"""

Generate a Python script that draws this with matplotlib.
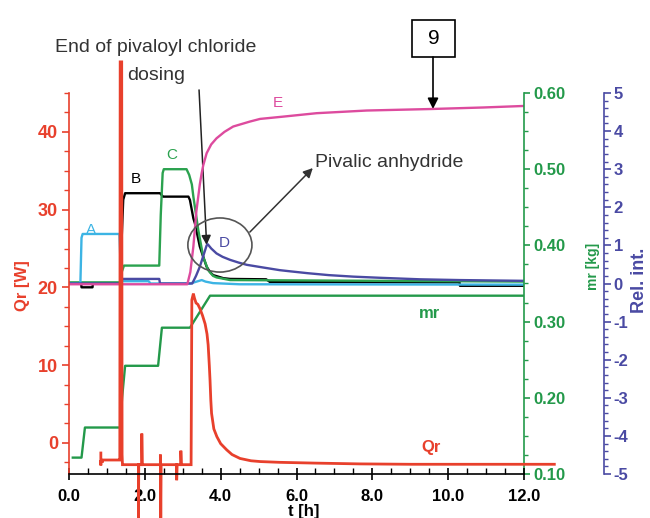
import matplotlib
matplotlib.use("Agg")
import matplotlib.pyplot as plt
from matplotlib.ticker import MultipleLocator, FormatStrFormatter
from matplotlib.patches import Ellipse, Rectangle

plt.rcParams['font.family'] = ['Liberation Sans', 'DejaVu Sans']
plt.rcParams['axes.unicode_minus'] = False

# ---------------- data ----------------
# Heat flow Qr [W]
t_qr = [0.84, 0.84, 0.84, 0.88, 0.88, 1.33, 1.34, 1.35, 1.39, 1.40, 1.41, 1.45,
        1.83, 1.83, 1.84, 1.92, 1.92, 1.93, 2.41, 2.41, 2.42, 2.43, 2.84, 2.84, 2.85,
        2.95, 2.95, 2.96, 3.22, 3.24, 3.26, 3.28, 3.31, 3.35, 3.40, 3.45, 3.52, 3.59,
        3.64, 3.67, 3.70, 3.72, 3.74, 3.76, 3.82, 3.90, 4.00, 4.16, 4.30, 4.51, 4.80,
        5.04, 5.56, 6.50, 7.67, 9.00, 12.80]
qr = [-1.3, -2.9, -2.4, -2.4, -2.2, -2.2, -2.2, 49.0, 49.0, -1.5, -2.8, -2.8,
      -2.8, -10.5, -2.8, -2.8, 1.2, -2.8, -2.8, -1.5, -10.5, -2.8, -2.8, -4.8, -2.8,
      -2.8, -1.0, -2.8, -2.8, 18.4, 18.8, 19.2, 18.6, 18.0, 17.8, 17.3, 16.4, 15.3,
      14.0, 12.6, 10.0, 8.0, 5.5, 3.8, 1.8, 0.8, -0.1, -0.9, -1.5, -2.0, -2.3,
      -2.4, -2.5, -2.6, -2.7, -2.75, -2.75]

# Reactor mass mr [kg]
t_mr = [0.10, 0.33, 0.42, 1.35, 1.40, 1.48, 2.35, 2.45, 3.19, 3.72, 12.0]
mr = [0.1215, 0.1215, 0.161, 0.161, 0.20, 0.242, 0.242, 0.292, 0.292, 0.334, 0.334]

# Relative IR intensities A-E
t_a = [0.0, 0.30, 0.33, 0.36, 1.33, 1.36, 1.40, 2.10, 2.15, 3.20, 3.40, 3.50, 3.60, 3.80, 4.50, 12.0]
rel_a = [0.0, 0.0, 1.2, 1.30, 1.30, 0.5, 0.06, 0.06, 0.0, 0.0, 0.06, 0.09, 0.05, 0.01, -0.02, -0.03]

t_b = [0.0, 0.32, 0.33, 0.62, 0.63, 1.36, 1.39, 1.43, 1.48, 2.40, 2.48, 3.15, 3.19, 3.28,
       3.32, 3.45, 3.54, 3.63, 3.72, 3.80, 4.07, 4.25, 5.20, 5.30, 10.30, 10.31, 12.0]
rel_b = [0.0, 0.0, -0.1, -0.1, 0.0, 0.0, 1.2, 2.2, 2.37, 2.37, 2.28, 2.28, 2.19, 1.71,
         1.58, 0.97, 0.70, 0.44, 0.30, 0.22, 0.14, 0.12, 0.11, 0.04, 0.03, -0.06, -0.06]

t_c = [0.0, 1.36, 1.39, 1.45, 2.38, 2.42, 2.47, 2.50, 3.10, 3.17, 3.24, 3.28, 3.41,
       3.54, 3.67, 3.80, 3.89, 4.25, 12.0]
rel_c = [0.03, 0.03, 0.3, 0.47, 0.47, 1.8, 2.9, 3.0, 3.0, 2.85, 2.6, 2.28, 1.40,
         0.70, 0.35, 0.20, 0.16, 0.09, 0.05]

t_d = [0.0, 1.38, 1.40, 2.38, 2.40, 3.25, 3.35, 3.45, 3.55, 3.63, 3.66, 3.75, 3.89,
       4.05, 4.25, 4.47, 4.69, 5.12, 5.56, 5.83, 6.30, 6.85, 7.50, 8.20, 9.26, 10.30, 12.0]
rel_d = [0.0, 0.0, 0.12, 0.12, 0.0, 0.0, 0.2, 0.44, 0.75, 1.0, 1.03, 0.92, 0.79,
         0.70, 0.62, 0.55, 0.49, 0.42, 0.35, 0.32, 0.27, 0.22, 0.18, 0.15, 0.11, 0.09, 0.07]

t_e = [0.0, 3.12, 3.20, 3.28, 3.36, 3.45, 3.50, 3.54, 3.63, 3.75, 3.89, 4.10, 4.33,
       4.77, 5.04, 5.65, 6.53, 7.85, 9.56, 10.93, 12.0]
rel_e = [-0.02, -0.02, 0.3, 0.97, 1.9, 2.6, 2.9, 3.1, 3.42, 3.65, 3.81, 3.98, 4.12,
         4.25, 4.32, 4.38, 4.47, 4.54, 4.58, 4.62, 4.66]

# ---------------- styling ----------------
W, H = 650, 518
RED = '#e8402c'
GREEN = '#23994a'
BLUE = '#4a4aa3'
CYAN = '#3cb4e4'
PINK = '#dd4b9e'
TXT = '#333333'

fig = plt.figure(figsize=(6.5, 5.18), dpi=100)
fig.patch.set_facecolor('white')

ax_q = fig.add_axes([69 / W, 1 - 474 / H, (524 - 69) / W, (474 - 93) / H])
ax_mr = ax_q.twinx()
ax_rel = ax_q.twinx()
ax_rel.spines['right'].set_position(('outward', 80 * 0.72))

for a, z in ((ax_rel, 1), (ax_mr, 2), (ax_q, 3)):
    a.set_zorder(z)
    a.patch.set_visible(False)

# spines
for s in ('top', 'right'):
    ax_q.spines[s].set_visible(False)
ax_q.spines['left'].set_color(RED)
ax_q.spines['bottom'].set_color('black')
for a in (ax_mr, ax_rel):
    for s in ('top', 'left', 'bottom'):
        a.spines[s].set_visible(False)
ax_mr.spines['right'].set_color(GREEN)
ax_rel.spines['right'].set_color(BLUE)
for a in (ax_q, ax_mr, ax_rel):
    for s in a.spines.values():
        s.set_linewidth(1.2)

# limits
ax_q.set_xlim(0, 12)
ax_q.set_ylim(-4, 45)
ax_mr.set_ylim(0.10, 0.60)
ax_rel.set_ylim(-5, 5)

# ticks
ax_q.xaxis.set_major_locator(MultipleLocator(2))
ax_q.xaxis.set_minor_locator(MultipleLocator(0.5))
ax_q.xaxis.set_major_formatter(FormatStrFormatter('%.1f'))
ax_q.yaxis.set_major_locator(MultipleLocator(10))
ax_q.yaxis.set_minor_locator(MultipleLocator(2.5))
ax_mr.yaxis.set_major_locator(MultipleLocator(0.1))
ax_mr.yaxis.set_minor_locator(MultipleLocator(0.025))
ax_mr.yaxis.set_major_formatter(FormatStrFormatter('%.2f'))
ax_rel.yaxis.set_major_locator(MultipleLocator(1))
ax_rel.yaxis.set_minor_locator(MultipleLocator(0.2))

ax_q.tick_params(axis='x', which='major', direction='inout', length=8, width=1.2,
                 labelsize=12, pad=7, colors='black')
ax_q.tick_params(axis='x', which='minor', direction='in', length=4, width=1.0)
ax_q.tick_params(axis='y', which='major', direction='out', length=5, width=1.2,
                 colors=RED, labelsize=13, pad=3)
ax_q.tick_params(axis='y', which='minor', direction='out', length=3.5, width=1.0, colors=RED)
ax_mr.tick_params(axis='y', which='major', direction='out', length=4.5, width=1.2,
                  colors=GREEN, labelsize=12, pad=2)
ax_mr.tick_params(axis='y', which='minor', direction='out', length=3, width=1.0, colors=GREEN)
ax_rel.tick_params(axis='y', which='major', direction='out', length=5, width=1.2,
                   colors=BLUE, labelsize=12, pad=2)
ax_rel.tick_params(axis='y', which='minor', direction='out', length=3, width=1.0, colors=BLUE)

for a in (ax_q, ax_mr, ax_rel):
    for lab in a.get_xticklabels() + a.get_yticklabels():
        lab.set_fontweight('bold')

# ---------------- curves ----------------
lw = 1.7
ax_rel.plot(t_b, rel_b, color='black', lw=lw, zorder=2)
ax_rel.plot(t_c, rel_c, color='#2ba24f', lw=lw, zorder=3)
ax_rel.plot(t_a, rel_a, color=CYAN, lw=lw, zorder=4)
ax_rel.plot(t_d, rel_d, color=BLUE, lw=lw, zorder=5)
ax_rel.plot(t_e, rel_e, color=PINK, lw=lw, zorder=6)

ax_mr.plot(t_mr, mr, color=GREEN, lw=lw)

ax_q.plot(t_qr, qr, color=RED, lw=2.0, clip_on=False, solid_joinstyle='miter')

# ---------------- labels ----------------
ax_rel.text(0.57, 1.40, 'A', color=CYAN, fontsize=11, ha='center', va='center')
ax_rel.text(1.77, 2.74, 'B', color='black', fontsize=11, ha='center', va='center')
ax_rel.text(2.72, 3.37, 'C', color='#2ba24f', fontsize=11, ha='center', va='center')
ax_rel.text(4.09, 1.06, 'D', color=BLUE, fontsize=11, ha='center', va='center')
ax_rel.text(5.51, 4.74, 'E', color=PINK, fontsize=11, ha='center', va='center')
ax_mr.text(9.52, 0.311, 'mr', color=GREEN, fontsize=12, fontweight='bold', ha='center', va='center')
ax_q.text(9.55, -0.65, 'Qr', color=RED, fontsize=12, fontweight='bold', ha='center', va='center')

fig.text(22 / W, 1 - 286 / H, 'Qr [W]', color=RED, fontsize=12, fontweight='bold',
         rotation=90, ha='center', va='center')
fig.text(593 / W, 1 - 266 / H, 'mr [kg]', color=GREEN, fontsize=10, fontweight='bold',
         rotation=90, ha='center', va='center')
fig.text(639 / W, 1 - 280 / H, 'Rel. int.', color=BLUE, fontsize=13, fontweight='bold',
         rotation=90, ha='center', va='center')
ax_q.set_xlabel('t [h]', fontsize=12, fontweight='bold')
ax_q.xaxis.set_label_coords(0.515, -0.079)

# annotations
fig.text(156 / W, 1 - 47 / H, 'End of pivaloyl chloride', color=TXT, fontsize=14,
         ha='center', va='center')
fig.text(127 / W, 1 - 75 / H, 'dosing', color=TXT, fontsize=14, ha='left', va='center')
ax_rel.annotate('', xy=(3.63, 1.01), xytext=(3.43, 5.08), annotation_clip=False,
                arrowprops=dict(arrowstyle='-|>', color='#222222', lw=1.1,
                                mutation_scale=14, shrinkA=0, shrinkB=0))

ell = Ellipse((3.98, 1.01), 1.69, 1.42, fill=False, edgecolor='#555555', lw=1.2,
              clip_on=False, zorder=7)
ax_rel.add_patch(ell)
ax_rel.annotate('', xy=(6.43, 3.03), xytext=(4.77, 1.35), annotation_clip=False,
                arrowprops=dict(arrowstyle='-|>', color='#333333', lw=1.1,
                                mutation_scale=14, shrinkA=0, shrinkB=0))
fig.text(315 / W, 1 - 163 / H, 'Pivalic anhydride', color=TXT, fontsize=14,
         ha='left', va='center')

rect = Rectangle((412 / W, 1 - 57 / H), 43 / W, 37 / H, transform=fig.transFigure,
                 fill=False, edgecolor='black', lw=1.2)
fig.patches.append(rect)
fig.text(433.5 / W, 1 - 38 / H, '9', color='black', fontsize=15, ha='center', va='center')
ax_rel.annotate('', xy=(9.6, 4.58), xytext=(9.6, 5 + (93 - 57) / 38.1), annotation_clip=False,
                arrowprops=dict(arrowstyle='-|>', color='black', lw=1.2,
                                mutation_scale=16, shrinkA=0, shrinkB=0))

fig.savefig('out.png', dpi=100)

"""

> **Directions for this task**
Omitting all pictures, restate exactly the lines of the material from its start through the line that contains "plt.rcParams['axes.unicode_minus'] = False".

> **Answer for this exercise**
Generate a Python script that draws this with matplotlib.
import matplotlib
matplotlib.use("Agg")
import matplotlib.pyplot as plt
from matplotlib.ticker import MultipleLocator, FormatStrFormatter
from matplotlib.patches import Ellipse, Rectangle

plt.rcParams['font.family'] = ['Liberation Sans', 'DejaVu Sans']
plt.rcParams['axes.unicode_minus'] = False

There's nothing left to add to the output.